• **GIVEN DATA**
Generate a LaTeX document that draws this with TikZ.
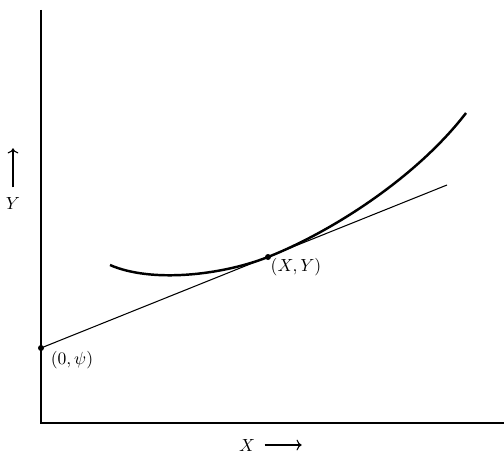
\documentclass[tikz,border=0pt]{standalone}
\usepackage{amsmath, amssymb}
\usepackage{tikz}
\usetikzlibrary{arrows.meta, calc}

\begin{document}
\begin{tikzpicture}[>=To]
  \useasboundingbox (-0.82,-0.6) rectangle (9.26,8.46);
  \coordinate (O) at (0,0);
  \coordinate (T) at (0,8.26);
  \coordinate (R) at (9.26,0);
  \coordinate (Q) at (0,1.5);
  \coordinate (P) at (4.54,3.32);
  \coordinate (E) at (8.12,4.76);

  % axes
  \draw[line width=0.9pt] (T) -- (O) -- (R);
  % tangent line through (X,Y)
  \draw[line width=0.6pt] (Q) -- (E);
  % the curve
  \draw[line width=1.4pt] (1.38,3.16) .. controls (2.2,2.8) and (3.6,2.95) .. (P)
    .. controls (5.8,3.82) and (7.5,4.9) .. (8.5,6.2);
  \fill (Q) circle[radius=0.06];
  \fill (P) circle[radius=0.06];
  \node (qlab) at (0.62,1.26) {$(0,\psi)$};
  \node (plab) at (5.1,3.12) {$(X,Y)$};
  % axis names
  \node (ylab) at (-0.56,4.4) {$Y$};
  \draw[->, line width=0.6pt] ([yshift=2pt]ylab.north) -- ++(0,0.78);
  \node (xlab) at (4.12,-0.44) {$X$};
  \draw[->, line width=0.6pt] ([xshift=2pt]xlab.east) -- ++(0.74,0);
\end{tikzpicture}
\end{document}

• **WHAT THE TASK ASKS**
Copy all the data exactly as written, but skip any picture.

• **FULL ANSWER**
Generate a LaTeX document that draws this with TikZ.
\documentclass[tikz,border=0pt]{standalone}
\usepackage{amsmath, amssymb}
\usepackage{tikz}
\usetikzlibrary{arrows.meta, calc}

\begin{document}
\begin{tikzpicture}[>=To]
  \useasboundingbox (-0.82,-0.6) rectangle (9.26,8.46);
  \coordinate (O) at (0,0);
  \coordinate (T) at (0,8.26);
  \coordinate (R) at (9.26,0);
  \coordinate (Q) at (0,1.5);
  \coordinate (P) at (4.54,3.32);
  \coordinate (E) at (8.12,4.76);

  % axes
  \draw[line width=0.9pt] (T) -- (O) -- (R);
  % tangent line through (X,Y)
  \draw[line width=0.6pt] (Q) -- (E);
  % the curve
  \draw[line width=1.4pt] (1.38,3.16) .. controls (2.2,2.8) and (3.6,2.95) .. (P)
    .. controls (5.8,3.82) and (7.5,4.9) .. (8.5,6.2);
  \fill (Q) circle[radius=0.06];
  \fill (P) circle[radius=0.06];
  \node (qlab) at (0.62,1.26) {$(0,\psi)$};
  \node (plab) at (5.1,3.12) {$(X,Y)$};
  % axis names
  \node (ylab) at (-0.56,4.4) {$Y$};
  \draw[->, line width=0.6pt] ([yshift=2pt]ylab.north) -- ++(0,0.78);
  \node (xlab) at (4.12,-0.44) {$X$};
  \draw[->, line width=0.6pt] ([xshift=2pt]xlab.east) -- ++(0.74,0);
\end{tikzpicture}
\end{document}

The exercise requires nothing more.